◆ **Short problem**
Return each line of the data below verbatim; pictures are to be left out.

◆ **Data lines**
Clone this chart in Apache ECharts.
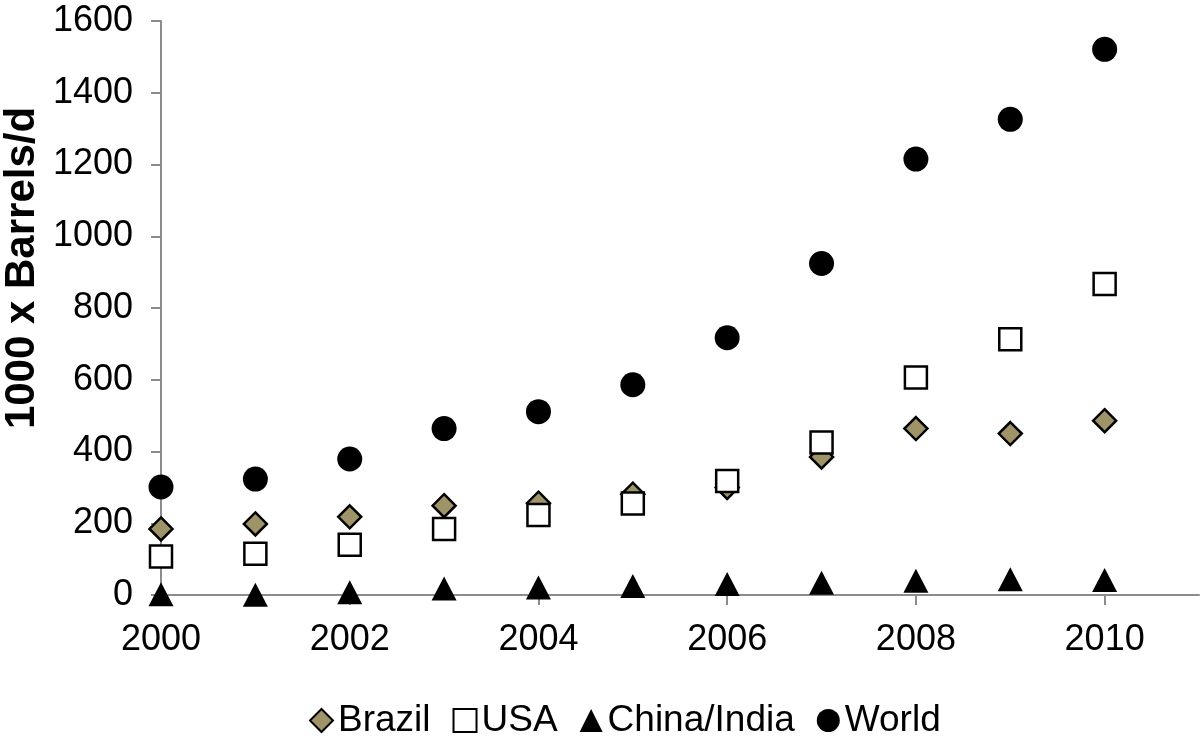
<!DOCTYPE html>
<html>
<head>
<meta charset="utf-8">
<script src="https://cdn.jsdelivr.net/npm/echarts@6/dist/echarts.min.js"></script>
<style>
html,body{margin:0;padding:0;background:#fff;}
#chart{width:1200px;height:740px;}
</style>
</head>
<body>
<div id="chart"></div>
<script>
const years = [2000, 2001, 2002, 2003, 2004, 2005, 2006, 2007, 2008, 2009, 2010];
const brazil = [184, 198, 218, 249, 256, 281, 300, 385, 464, 450, 486];
const usa = [107, 115, 140, 184, 223, 255, 318, 425, 606, 713, 867];
const chinaIndia = [2, 1, 8, 18, 21, 25, 31, 34, 40, 44, 42];
const world = [301, 323, 379, 464, 511, 586, 717, 924, 1215, 1326, 1521];
const xTicks = [2000, 2002, 2004, 2006, 2008, 2010];
const yTitle = '1000 x Barrels/d';

const FONT = '"Liberation Sans", Arial, Helvetica, sans-serif';
const pairs = arr => years.map((y, i) => [y, arr[i]]);

const chart = echarts.init(document.getElementById('chart'));
chart.setOption({
  animation: false,
  backgroundColor: '#ffffff',
  textStyle: { fontFamily: FONT },
  grid: { left: 161, right: 1, top: 21, bottom: 145, containLabel: false },
  xAxis: {
    type: 'value', min: 2000, max: 2011, interval: 1,
    axisLine: { show: true, lineStyle: { color: '#8c8c8c', width: 2 } },
    axisTick: { show: true, length: 10, customValues: xTicks, lineStyle: { color: '#8c8c8c', width: 2 } },
    axisLabel: { customValues: xTicks, margin: 27, fontSize: 36, color: '#000', fontFamily: FONT,
      formatter: v => String(v) },
    splitLine: { show: false }
  },
  yAxis: {
    type: 'value', min: 0, max: 1600, interval: 200,
    axisLine: { show: true, lineStyle: { color: '#8c8c8c', width: 2 } },
    axisTick: { show: true, length: 10, lineStyle: { color: '#8c8c8c', width: 2 } },
    axisLabel: { margin: 28, fontSize: 36, color: '#000', fontFamily: FONT,
      formatter: v => String(v) },
    splitLine: { show: false }
  },
  graphic: [{
    type: 'text', x: 22, y: 268, rotation: Math.PI / 2,
    style: { text: yTitle, font: 'bold 42px ' + FONT, fill: '#000', align: 'center', verticalAlign: 'middle' }
  }],
  legend: {
    top: 697, left: 304, itemWidth: 23, itemHeight: 23, itemGap: 22,
    textStyle: { fontSize: 37, color: '#000', fontFamily: FONT },
    data: ['Brazil', 'USA', 'China/India', 'World']
  },
  series: [
    { name: 'Brazil', type: 'scatter', symbol: 'diamond', symbolSize: 23, data: pairs(brazil),
      itemStyle: { color: '#9e9467', borderColor: '#000', borderWidth: 2.5, opacity: 1 } },
    { name: 'USA', type: 'scatter', symbol: 'rect', symbolSize: 22, data: pairs(usa),
      itemStyle: { color: '#ffffff', borderColor: '#000', borderWidth: 2.5, opacity: 1 } },
    { name: 'China/India', type: 'scatter', symbol: 'triangle', symbolSize: [25, 24], data: pairs(chinaIndia),
      itemStyle: { color: '#000', opacity: 1 } },
    { name: 'World', type: 'scatter', symbol: 'circle', symbolSize: 25, data: pairs(world),
      itemStyle: { color: '#000', opacity: 1 } }
  ]
});
</script>
</body>
</html>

◆ **Completed task**
Clone this chart in Apache ECharts.
<!DOCTYPE html>
<html>
<head>
<meta charset="utf-8">
<script src="https://cdn.jsdelivr.net/npm/echarts@6/dist/echarts.min.js"></script>
<style>
html,body{margin:0;padding:0;background:#fff;}
#chart{width:1200px;height:740px;}
</style>
</head>
<body>
<div id="chart"></div>
<script>
const years = [2000, 2001, 2002, 2003, 2004, 2005, 2006, 2007, 2008, 2009, 2010];
const brazil = [184, 198, 218, 249, 256, 281, 300, 385, 464, 450, 486];
const usa = [107, 115, 140, 184, 223, 255, 318, 425, 606, 713, 867];
const chinaIndia = [2, 1, 8, 18, 21, 25, 31, 34, 40, 44, 42];
const world = [301, 323, 379, 464, 511, 586, 717, 924, 1215, 1326, 1521];
const xTicks = [2000, 2002, 2004, 2006, 2008, 2010];
const yTitle = '1000 x Barrels/d';

const FONT = '"Liberation Sans", Arial, Helvetica, sans-serif';
const pairs = arr => years.map((y, i) => [y, arr[i]]);

const chart = echarts.init(document.getElementById('chart'));
chart.setOption({
  animation: false,
  backgroundColor: '#ffffff',
  textStyle: { fontFamily: FONT },
  grid: { left: 161, right: 1, top: 21, bottom: 145, containLabel: false },
  xAxis: {
    type: 'value', min: 2000, max: 2011, interval: 1,
    axisLine: { show: true, lineStyle: { color: '#8c8c8c', width: 2 } },
    axisTick: { show: true, length: 10, customValues: xTicks, lineStyle: { color: '#8c8c8c', width: 2 } },
    axisLabel: { customValues: xTicks, margin: 27, fontSize: 36, color: '#000', fontFamily: FONT,
      formatter: v => String(v) },
    splitLine: { show: false }
  },
  yAxis: {
    type: 'value', min: 0, max: 1600, interval: 200,
    axisLine: { show: true, lineStyle: { color: '#8c8c8c', width: 2 } },
    axisTick: { show: true, length: 10, lineStyle: { color: '#8c8c8c', width: 2 } },
    axisLabel: { margin: 28, fontSize: 36, color: '#000', fontFamily: FONT,
      formatter: v => String(v) },
    splitLine: { show: false }
  },
  graphic: [{
    type: 'text', x: 22, y: 268, rotation: Math.PI / 2,
    style: { text: yTitle, font: 'bold 42px ' + FONT, fill: '#000', align: 'center', verticalAlign: 'middle' }
  }],
  legend: {
    top: 697, left: 304, itemWidth: 23, itemHeight: 23, itemGap: 22,
    textStyle: { fontSize: 37, color: '#000', fontFamily: FONT },
    data: ['Brazil', 'USA', 'China/India', 'World']
  },
  series: [
    { name: 'Brazil', type: 'scatter', symbol: 'diamond', symbolSize: 23, data: pairs(brazil),
      itemStyle: { color: '#9e9467', borderColor: '#000', borderWidth: 2.5, opacity: 1 } },
    { name: 'USA', type: 'scatter', symbol: 'rect', symbolSize: 22, data: pairs(usa),
      itemStyle: { color: '#ffffff', borderColor: '#000', borderWidth: 2.5, opacity: 1 } },
    { name: 'China/India', type: 'scatter', symbol: 'triangle', symbolSize: [25, 24], data: pairs(chinaIndia),
      itemStyle: { color: '#000', opacity: 1 } },
    { name: 'World', type: 'scatter', symbol: 'circle', symbolSize: 25, data: pairs(world),
      itemStyle: { color: '#000', opacity: 1 } }
  ]
});
</script>
</body>
</html>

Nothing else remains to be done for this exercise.